After the book's release, she expanded on some foundational arguments of the book in online editorials, including caregiving and menopause.

==Reviews==
Why We Can't Sleep: Women's New Midlife Crisis has received generally favorable pre-publication reviews. Library Journal said, "Her research offers women ways to look at but not devalue their own experiences; she addresses the fact that women often minimize their own struggles instead of recognizing how their lack of sleep, along with other physical and mental pressures, constitute legitimate crises in their own right..." Publishers Weekly said, "Calhoun persuasively reassures Gen X women that they can find a way out of their midlife crises by 'facing up to our lives as they really are'. Women of every generation will find much to relate to in this humorous yet pragmatic account..." Vogue, Real Simple, Parade, New York Times, and O, The Oprah Magazine highlighted Why We Can't Sleep as one of the most anticipated books to read in 2020.

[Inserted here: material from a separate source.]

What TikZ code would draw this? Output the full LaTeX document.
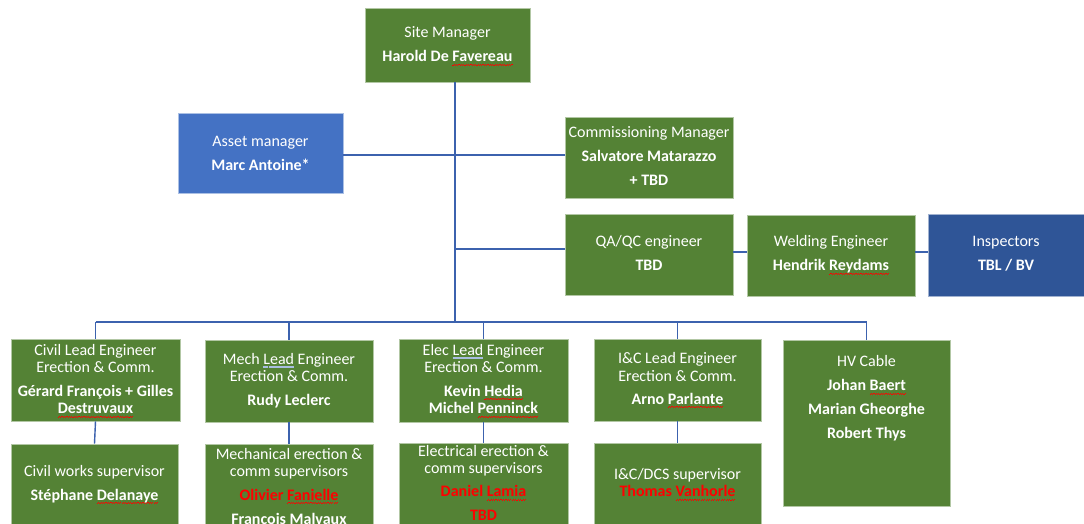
\documentclass[tikz,border=0pt]{standalone}
\usepackage{fontspec}
\setmainfont{Carlito}
\definecolor{boxgreen}{HTML}{548235}
\definecolor{assetblue}{HTML}{4472C4}
\definecolor{inspblue}{HTML}{2F5597}
\definecolor{linkblue}{HTML}{3C62AE}
\definecolor{alertred}{HTML}{FF0000}
\definecolor{dblline}{HTML}{A9BEE0}
\newsavebox\wordbox
% wavy proofing mark under a word
\newcommand\spellmark{\hbox{\rule[-3.6pt]{1.2pt}{0.45pt}\rule[-2.8pt]{1.2pt}{0.45pt}}}
\newcommand\spell[1]{\sbox\wordbox{#1}\rlap{\color{red}\hbox to \wd\wordbox{\xleaders\spellmark\hfil}}\usebox\wordbox}
% double underline mark
\newcommand\dblmark{\hbox{\rule[-2.4pt]{1pt}{0.5pt}\llap{\rule[-3.8pt]{1pt}{0.5pt}}}}
\newcommand\dbl[1]{\sbox\wordbox{#1}\rlap{\color{dblline}\hbox to \wd\wordbox{\xleaders\dblmark\hfil}}\usebox\wordbox}
\begin{document}
\begin{tikzpicture}[x=1pt,y=-1pt,
  orgcard/.style={rectangle, inner sep=0pt, fill=boxgreen, draw=white!55!boxgreen, line width=0.6pt},
  bluecard/.style={orgcard, fill=assetblue, draw=white!55!assetblue},
  darkcard/.style={orgcard, fill=inspblue, draw=white!55!inspblue},
  link/.style={draw=linkblue, line width=1.4pt},
  txt/.style={text=white, anchor=base, inner sep=0pt, font=\fontsize{16}{18}\selectfont},
  person/.style={txt, font=\bfseries\fontsize{16}{18}\selectfont},
  redperson/.style={person, text=alertred}]
\clip (0,0) rectangle (1084,523);
\fill[white] (0,0) rectangle (1084,523);

% #1 name, #2 #3 top-left corner, #4 #5 bottom-right corner, #6 style
\newcommand\orgbox[6]{\node[#6, minimum width={(#4-#2)*1pt}, minimum height={(#5-#3)*1pt}]
  (#1) at ({(#2+#4)/2},{(#3+#5)/2}) {};}

% boxes
\orgbox{site}{365}{8}{530}{82}{orgcard}
\orgbox{asset}{178}{113}{343}{193}{bluecard}
\orgbox{comm}{565}{117}{733}{198}{orgcard}
\orgbox{qa}{565}{214}{733}{295}{orgcard}
\orgbox{weld}{747}{215}{915}{296}{orgcard}
\orgbox{insp}{928}{214}{1092}{296}{darkcard}
\orgbox{civilL}{11}{339}{180}{421}{orgcard}
\orgbox{mechL}{205}{340}{373}{422}{orgcard}
\orgbox{elecL}{399}{339}{568}{422}{orgcard}
\orgbox{icL}{594}{339}{761}{421}{orgcard}
\orgbox{hv}{783}{340}{950}{506}{orgcard}
\orgbox{civilS}{11}{444}{178}{540}{orgcard}
\orgbox{mechS}{205}{444}{373}{540}{orgcard}
\orgbox{elecS}{399}{443}{568}{540}{orgcard}
\orgbox{icS}{594}{443}{761}{540}{orgcard}

% junction points on the reporting lines
\coordinate (bus) at (455,322);
\coordinate (assetY) at (0,155);
\coordinate (qaY) at (0,249);
\coordinate (weldY) at (0,252);

% connectors
\draw[link] (site.south -| bus) -- (bus);
\draw[link] (asset.east |- assetY) -- (comm.west |- assetY);
\draw[link] (bus |- qaY) -- (qa.west |- qaY);
\draw[link] (qa.east |- weldY) -- (weld.west |- weldY);
\draw[link] (weld.east |- weldY) -- (insp.west |- weldY);
\draw[link] (civilL.north |- bus) -- (hv.north |- bus);
\draw[link] (civilL.north |- bus) -- (civilL.north);
\draw[link] (mechL.north |- bus) -- (mechL.north);
\draw[link] (elecL.north |- bus) -- (elecL.north);
\draw[link] (icL.north |- bus) -- (icL.north);
\draw[link] (hv.north |- bus) -- (hv.north);
\draw[link] (civilL.south) -- (civilS.north);
\draw[link] (mechL.south) -- (mechS.north);
\draw[link] (elecL.south) -- (elecS.north);
\draw[link] (icL.south) -- (icS.north);

% labels
\node[txt]    (siteT) at (site.center |- 0,37.5) {Site Manager};
\node[person] (siteN) at (site.center |- 0,61.5) {Harold De \spell{Favereau}};

\node[txt]    (assetT) at (asset.center |- 0,146.5) {Asset manager};
\node[person] (assetN) at (asset.center |- 0,170) {Marc Antoine*};

\node[txt]    (commT) at (comm.center |- 0,137) {Commissioning Manager};
\node[person] (commN) at (comm.center |- 0,161) {Salvatore Matarazzo};
\node[person] (commM) at (comm.center |- 0,185) {+ TBD};

\node[txt]    (qaT) at (qa.center |- 0,246.5) {QA/QC engineer};
\node[person] (qaN) at (qa.center |- 0,270.5) {TBD};

\node[txt]    (weldT) at (weld.center |- 0,246.5) {Welding Engineer};
\node[person] (weldN) at (weld.center |- 0,270.5) {Hendrik \spell{Reydams}};

\node[txt]    (inspT) at (1006,246.5) {Inspectors};
\node[person] (inspN) at (1006,270.5) {TBL / BV};

\node[txt]    (civilT1) at (civilL.center |- 0,355) {Civil Lead Engineer};
\node[txt]    (civilT2) at (civilL.center |- 0,372.5) {Erection \& Comm.};
\node[person] (civilN1) at (civilL.center |- 0,396) {Gérard François + Gilles};
\node[person] (civilN2) at (civilL.center |- 0,413.5) {\spell{Destruvaux}};

\node[txt]    (mechT1) at (mechL.center |- 0,364) {Mech \dbl{Lead} Engineer};
\node[txt]    (mechT2) at (mechL.center |- 0,381.5) {Erection \& Comm.};
\node[person] (mechN) at (mechL.center |- 0,405) {Rudy Leclerc};

\node[txt]    (elecT1) at (elecL.center |- 0,355) {Elec \dbl{Lead} Engineer};
\node[txt]    (elecT2) at (elecL.center |- 0,372.5) {Erection \& Comm.};
\node[person] (elecN1) at (elecL.center |- 0,396) {Kevin \spell{Hedia}};
\node[person] (elecN2) at (elecL.center |- 0,413.5) {Michel \spell{Penninck}};

\node[txt]    (icT1) at (icL.center |- 0,363.5) {I\&C Lead Engineer};
\node[txt]    (icT2) at (icL.center |- 0,381) {Erection \& Comm.};
\node[person] (icN) at (icL.center |- 0,404) {Arno \spell{Parlante}};

\node[txt]    (hvT) at (hv.center |- 0,366.5) {HV Cable};
\node[person] (hvN1) at (hv.center |- 0,390.5) {Johan \spell{Baert}};
\node[person] (hvN2) at (hv.center |- 0,414.5) {Marian Gheorghe};
\node[person] (hvN3) at (hv.center |- 0,438.5) {Robert Thys};

\node[txt]    (civilST) at (civilS.center |- 0,476.5) {Civil works supervisor};
\node[person] (civilSN) at (civilS.center |- 0,500) {Stéphane \spell{Delanaye}};

\node[txt]    (mechST1) at (mechS.center |- 0,459) {Mechanical erection \&};
\node[txt]    (mechST2) at (mechS.center |- 0,476.5) {comm supervisors};
\node[redperson] (mechSN1) at (mechS.center |- 0,500) {Olivier \spell{Fanielle}};
\node[person] (mechSN2) at (mechS.center |- 0,524) {François Malvaux};

\node[txt]    (elecST1) at (elecS.center |- 0,456) {Electrical erection \&};
\node[txt]    (elecST2) at (elecS.center |- 0,473.5) {comm supervisors};
\node[redperson] (elecSN1) at (elecS.center |- 0,496.5) {Daniel \spell{Lamia}};
\node[redperson] (elecSN2) at (elecS.center |- 0,520) {TBD};

\node[txt]    (icST) at (icS.center |- 0,479) {I\&C/DCS supervisor};
\node[redperson] (icSN) at (icS.center |- 0,496.5) {Thomas \spell{Vanhorle}};
\end{tikzpicture}
\end{document}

Post-publication reviews were mixed. The New York Times Book Review’s Curtis Sittenfeld called Calhoun "a funny, smart, compassionate narrator…taking women’s concerns seriously" but also "wished Calhoun had included fewer women’s stories but gone into those stories in greater detail." The Wall Street Journals Emily Bobrow gave the book mixed reviews, finding "many of its grumbles reassuringly familiar" but calling the book "a little whiny" and stating that Calhoun is "not above cherry-picking statistics."